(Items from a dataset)
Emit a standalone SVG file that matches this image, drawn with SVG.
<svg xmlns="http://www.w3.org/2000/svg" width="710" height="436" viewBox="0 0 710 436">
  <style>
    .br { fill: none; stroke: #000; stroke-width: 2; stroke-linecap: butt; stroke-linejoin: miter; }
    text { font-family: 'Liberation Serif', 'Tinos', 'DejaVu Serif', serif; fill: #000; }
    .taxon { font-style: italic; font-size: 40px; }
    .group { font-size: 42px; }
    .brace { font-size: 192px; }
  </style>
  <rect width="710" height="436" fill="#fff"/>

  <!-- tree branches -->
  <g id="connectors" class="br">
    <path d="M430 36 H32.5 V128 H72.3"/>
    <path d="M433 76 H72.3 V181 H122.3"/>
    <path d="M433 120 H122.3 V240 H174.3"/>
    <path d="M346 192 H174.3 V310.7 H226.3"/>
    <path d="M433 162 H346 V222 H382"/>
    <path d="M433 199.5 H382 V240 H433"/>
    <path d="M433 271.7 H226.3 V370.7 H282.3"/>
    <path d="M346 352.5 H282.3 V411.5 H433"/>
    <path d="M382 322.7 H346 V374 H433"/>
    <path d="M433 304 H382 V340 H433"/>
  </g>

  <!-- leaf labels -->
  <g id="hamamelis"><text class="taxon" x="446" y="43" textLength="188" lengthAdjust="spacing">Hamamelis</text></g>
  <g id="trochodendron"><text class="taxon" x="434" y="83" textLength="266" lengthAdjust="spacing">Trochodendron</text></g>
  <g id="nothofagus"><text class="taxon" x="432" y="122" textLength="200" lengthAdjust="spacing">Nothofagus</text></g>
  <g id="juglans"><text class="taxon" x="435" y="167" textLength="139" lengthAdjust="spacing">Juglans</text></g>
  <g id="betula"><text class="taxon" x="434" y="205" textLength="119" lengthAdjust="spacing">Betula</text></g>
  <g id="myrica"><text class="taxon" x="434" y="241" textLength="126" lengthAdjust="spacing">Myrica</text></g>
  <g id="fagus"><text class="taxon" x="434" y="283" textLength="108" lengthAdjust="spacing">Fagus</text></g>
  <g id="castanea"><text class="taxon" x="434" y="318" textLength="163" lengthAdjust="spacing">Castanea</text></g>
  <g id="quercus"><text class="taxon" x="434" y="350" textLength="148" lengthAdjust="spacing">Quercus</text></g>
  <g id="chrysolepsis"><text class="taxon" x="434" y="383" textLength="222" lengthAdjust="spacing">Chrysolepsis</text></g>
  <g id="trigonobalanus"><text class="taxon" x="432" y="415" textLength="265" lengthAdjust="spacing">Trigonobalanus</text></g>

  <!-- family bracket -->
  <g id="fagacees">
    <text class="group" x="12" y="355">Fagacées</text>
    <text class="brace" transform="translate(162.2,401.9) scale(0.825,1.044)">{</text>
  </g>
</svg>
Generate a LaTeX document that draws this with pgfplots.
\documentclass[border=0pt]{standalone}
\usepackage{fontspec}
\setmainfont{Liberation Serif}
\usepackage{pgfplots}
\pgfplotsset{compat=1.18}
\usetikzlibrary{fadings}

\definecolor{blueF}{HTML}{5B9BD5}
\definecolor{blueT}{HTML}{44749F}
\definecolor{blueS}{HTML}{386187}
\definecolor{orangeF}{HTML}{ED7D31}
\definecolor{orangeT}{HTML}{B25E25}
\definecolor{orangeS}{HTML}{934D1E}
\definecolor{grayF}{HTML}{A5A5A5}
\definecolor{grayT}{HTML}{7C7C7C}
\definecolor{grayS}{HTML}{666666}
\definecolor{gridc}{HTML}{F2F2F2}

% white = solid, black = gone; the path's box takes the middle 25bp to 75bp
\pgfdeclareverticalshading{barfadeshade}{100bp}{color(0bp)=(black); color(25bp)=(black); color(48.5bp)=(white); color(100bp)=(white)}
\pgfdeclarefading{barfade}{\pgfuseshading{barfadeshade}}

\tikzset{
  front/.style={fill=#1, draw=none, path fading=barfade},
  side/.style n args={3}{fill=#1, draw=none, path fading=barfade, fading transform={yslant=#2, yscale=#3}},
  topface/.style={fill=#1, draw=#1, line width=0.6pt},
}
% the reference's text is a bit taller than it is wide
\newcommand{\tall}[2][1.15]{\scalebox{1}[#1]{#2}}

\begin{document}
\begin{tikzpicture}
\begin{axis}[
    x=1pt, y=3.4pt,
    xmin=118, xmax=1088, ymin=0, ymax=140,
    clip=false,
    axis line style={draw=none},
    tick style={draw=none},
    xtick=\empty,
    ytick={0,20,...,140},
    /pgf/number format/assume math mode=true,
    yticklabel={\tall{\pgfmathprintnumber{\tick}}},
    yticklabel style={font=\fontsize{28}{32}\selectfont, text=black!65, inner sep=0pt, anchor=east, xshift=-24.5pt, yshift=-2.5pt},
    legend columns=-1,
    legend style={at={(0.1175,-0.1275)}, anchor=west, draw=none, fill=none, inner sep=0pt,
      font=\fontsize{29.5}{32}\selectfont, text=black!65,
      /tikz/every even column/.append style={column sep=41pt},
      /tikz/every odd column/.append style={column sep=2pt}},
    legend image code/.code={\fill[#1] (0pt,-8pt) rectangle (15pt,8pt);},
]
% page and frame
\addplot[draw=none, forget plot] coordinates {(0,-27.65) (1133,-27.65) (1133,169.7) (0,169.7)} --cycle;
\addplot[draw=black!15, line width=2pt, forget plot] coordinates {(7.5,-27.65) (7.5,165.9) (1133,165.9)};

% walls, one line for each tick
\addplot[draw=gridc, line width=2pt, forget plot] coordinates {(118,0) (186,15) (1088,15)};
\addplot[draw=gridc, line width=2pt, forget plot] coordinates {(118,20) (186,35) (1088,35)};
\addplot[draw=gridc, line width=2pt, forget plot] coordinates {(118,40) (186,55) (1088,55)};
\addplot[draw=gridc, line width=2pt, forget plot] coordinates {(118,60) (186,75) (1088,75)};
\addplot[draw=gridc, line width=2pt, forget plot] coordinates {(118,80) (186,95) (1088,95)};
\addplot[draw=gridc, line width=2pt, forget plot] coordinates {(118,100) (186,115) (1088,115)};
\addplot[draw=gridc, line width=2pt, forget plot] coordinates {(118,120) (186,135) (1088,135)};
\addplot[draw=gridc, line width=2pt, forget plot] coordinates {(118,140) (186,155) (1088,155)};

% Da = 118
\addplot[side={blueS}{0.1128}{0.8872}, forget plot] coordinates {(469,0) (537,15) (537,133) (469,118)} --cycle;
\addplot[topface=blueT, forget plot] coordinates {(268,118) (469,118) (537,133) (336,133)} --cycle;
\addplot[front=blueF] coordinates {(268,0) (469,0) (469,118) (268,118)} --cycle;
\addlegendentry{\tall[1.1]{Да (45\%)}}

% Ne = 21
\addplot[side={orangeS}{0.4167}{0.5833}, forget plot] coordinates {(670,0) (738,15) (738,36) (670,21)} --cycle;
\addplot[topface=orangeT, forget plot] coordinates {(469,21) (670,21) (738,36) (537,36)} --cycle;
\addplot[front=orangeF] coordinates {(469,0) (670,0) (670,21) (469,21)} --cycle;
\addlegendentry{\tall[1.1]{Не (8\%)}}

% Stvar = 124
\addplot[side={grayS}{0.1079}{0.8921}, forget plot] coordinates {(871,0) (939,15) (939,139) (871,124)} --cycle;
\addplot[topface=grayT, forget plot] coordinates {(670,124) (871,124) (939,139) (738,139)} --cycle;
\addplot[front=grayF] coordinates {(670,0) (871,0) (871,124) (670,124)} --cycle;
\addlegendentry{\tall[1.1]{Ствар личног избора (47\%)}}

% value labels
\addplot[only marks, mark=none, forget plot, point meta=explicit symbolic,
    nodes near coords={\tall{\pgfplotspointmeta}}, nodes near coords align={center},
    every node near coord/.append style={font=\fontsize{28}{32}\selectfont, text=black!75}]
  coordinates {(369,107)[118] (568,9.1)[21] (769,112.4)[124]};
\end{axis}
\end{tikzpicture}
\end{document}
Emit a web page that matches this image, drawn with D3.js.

REQUIRED WORK –
Pull out and copy each line containing the string "with".

OUTPUT FOR THIS TASK –
Emit a standalone SVG file that matches this image, drawn with SVG.
Generate a LaTeX document that draws this with pgfplots.
Emit a web page that matches this image, drawn with D3.js.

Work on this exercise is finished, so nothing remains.